__Work to do__: Up to and including the line with "from matplotlib import font_manager as fm", write out the listing from its first line, minus the pictures.

__Dataset excerpt__:
▬▬▬

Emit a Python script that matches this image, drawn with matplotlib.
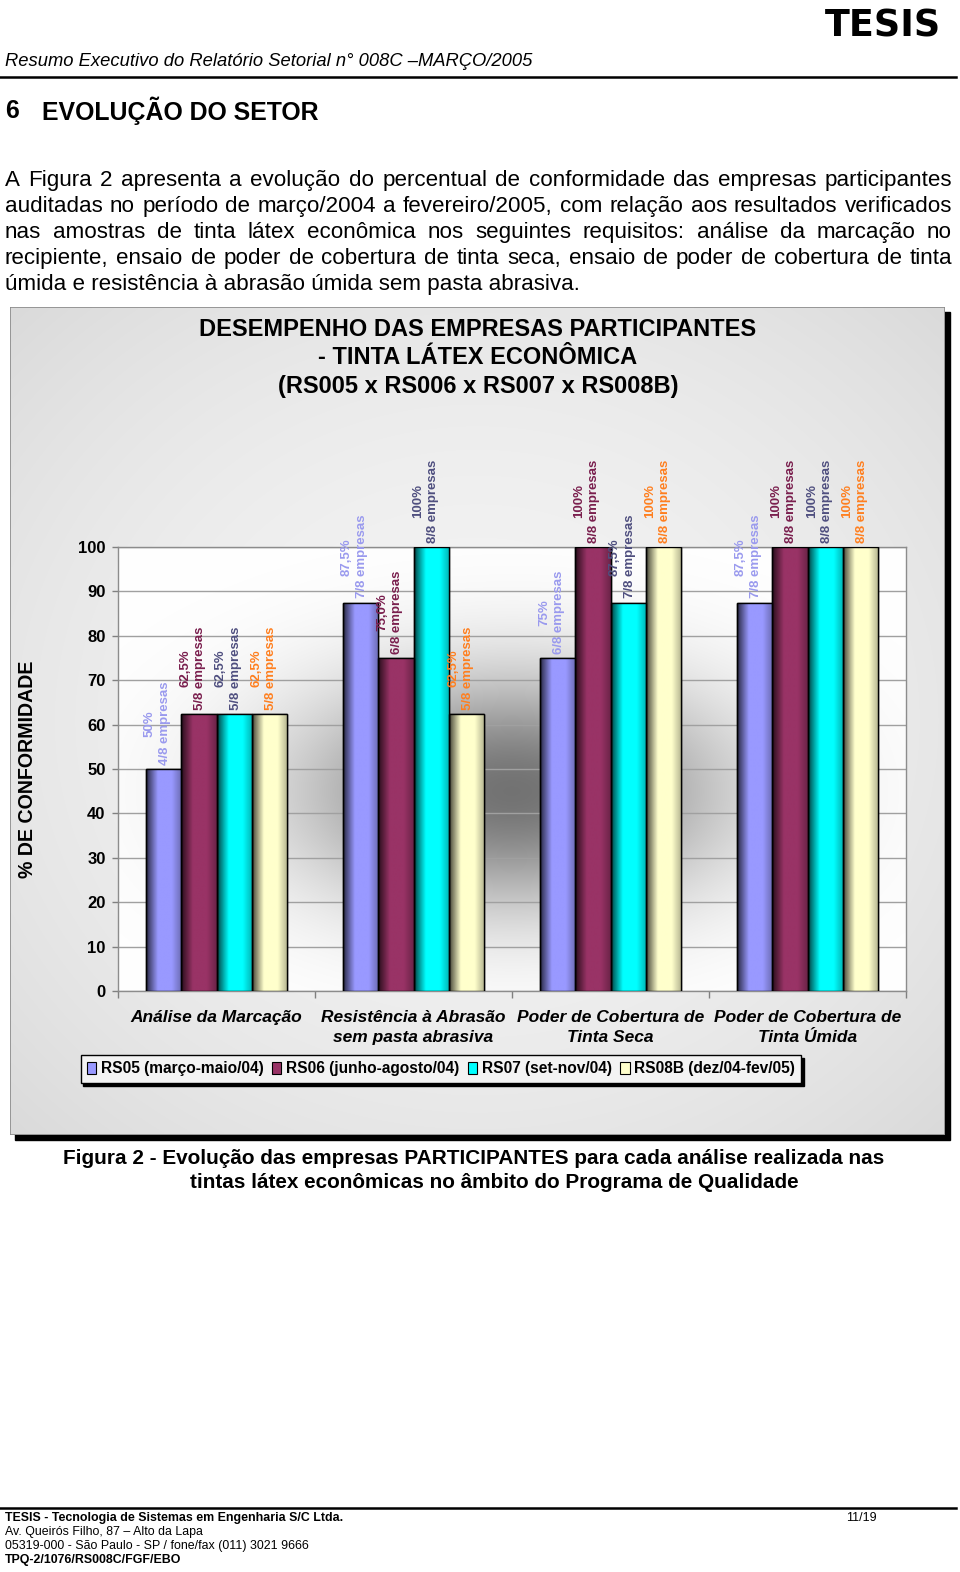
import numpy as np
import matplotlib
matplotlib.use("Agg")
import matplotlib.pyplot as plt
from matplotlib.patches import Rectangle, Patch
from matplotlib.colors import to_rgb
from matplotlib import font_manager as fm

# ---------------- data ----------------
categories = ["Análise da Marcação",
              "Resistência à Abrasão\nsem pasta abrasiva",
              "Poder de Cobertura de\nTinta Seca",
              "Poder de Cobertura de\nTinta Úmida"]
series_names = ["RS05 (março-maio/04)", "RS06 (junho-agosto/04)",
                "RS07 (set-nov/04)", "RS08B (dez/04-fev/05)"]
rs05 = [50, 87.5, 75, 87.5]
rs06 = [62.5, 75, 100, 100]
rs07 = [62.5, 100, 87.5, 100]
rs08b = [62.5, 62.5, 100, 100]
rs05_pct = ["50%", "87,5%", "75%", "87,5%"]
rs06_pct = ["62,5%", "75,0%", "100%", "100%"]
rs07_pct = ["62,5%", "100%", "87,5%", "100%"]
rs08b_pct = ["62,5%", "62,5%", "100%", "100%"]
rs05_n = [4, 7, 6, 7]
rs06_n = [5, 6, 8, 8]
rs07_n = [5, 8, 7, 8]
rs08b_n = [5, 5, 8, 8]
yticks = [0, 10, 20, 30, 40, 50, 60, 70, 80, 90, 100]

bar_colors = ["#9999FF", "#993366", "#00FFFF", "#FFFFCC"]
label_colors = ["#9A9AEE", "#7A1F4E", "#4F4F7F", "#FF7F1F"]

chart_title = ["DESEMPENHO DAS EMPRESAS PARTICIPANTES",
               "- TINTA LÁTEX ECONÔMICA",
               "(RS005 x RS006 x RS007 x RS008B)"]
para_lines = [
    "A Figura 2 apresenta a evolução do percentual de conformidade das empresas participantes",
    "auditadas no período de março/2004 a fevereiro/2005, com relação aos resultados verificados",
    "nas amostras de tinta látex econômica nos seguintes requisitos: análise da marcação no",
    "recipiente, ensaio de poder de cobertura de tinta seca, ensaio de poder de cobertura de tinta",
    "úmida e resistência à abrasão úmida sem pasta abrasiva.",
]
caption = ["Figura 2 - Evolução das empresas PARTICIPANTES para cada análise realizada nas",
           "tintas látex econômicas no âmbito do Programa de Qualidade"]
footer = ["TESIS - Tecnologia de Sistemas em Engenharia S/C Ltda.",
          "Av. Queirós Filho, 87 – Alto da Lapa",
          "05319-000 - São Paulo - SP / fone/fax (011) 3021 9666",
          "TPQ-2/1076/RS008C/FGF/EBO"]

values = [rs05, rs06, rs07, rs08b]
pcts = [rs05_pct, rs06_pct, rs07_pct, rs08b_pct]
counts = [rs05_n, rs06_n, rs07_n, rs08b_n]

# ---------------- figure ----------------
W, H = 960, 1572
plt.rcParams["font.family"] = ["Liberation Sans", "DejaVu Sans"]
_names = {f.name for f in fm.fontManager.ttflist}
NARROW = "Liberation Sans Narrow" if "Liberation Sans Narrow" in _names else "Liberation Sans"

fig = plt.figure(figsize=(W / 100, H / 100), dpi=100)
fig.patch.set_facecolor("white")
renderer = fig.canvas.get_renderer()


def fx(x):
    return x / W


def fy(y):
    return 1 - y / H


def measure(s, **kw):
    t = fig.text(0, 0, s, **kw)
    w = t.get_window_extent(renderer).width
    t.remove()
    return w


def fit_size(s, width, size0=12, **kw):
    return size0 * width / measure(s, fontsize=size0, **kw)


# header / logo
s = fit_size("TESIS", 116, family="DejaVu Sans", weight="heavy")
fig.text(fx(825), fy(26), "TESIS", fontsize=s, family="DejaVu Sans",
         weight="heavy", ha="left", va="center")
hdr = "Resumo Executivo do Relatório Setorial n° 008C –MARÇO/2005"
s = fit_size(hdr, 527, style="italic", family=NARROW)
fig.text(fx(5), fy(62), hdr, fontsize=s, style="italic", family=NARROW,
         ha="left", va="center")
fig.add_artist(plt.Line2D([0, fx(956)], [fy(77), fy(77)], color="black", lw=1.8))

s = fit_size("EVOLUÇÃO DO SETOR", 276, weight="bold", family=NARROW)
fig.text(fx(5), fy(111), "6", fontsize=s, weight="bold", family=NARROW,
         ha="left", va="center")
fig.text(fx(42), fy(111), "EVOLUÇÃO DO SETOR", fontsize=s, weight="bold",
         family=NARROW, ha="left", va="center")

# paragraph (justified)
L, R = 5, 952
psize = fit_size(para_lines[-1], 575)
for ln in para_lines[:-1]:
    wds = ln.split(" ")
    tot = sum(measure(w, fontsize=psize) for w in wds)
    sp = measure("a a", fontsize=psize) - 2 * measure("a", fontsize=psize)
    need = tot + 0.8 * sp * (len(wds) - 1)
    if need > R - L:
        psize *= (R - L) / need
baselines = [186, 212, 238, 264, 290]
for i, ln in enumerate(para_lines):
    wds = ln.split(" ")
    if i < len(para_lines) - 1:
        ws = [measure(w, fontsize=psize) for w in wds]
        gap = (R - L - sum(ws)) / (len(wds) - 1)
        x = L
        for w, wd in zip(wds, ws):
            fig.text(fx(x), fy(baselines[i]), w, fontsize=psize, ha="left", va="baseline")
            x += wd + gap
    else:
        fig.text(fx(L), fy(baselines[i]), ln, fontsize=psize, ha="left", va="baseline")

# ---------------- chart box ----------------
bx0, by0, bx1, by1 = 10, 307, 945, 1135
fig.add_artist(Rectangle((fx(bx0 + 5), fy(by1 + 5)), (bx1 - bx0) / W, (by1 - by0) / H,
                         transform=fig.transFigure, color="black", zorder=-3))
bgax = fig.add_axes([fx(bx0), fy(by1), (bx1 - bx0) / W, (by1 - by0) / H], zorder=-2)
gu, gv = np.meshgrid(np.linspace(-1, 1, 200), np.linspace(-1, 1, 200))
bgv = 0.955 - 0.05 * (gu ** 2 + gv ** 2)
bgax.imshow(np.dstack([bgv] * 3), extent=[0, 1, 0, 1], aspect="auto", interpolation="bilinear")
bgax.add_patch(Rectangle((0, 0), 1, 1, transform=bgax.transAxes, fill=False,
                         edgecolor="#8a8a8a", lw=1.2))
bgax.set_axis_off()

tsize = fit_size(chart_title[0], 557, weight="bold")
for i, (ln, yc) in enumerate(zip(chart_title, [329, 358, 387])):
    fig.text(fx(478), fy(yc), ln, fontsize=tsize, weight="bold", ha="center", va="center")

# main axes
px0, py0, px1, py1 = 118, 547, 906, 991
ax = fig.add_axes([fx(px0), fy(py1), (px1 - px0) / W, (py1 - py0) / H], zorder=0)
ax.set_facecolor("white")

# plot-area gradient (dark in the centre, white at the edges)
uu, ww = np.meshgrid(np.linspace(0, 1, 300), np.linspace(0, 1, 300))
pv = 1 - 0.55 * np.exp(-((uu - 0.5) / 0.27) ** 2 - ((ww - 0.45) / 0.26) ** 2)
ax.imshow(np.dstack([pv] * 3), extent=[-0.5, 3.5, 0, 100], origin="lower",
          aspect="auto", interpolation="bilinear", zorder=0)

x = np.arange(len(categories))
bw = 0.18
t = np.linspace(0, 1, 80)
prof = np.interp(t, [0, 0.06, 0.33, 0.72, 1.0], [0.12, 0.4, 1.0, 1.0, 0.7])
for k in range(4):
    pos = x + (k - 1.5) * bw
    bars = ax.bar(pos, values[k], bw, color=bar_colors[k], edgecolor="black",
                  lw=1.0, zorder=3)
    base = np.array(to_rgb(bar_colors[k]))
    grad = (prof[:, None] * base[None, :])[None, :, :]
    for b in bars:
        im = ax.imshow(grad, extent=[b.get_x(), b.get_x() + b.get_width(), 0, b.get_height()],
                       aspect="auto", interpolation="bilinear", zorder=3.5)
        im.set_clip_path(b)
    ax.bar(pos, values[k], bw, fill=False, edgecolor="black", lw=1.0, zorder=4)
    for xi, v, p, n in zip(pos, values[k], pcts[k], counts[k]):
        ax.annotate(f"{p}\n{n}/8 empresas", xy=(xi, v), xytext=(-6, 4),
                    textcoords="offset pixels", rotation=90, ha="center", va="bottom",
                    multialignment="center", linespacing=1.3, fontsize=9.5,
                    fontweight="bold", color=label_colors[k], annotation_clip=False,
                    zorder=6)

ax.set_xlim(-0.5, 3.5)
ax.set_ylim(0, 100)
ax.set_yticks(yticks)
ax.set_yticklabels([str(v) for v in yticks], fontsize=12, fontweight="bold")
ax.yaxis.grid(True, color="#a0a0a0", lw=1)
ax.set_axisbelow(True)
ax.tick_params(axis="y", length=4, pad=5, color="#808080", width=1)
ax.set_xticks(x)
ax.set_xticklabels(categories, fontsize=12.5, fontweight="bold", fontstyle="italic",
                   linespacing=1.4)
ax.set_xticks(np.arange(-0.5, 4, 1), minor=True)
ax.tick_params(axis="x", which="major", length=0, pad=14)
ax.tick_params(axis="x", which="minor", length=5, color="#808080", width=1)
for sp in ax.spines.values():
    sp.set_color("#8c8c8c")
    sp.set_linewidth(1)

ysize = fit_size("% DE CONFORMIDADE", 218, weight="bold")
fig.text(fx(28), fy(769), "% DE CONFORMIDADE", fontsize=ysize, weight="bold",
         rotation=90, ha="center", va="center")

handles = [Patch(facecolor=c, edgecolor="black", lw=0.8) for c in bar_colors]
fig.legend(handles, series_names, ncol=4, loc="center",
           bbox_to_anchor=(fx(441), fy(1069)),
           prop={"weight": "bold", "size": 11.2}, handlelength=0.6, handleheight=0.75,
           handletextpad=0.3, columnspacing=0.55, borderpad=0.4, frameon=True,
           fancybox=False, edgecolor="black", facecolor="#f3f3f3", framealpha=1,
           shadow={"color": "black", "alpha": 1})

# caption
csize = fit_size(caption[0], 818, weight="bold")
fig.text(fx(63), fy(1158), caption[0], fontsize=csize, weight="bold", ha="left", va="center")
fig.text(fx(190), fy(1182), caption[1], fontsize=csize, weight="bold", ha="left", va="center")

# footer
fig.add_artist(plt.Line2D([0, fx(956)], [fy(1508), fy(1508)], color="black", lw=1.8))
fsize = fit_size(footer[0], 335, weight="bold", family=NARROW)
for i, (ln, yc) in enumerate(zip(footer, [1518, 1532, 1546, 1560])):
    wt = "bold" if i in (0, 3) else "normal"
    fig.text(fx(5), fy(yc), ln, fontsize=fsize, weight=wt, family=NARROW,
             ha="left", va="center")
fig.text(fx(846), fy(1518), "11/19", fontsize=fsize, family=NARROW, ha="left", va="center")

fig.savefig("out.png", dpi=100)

▬▬▬

__Solution for this problem__:
Emit a Python script that matches this image, drawn with matplotlib.
import numpy as np
import matplotlib
matplotlib.use("Agg")
import matplotlib.pyplot as plt
from matplotlib.patches import Rectangle, Patch
from matplotlib.colors import to_rgb
from matplotlib import font_manager as fm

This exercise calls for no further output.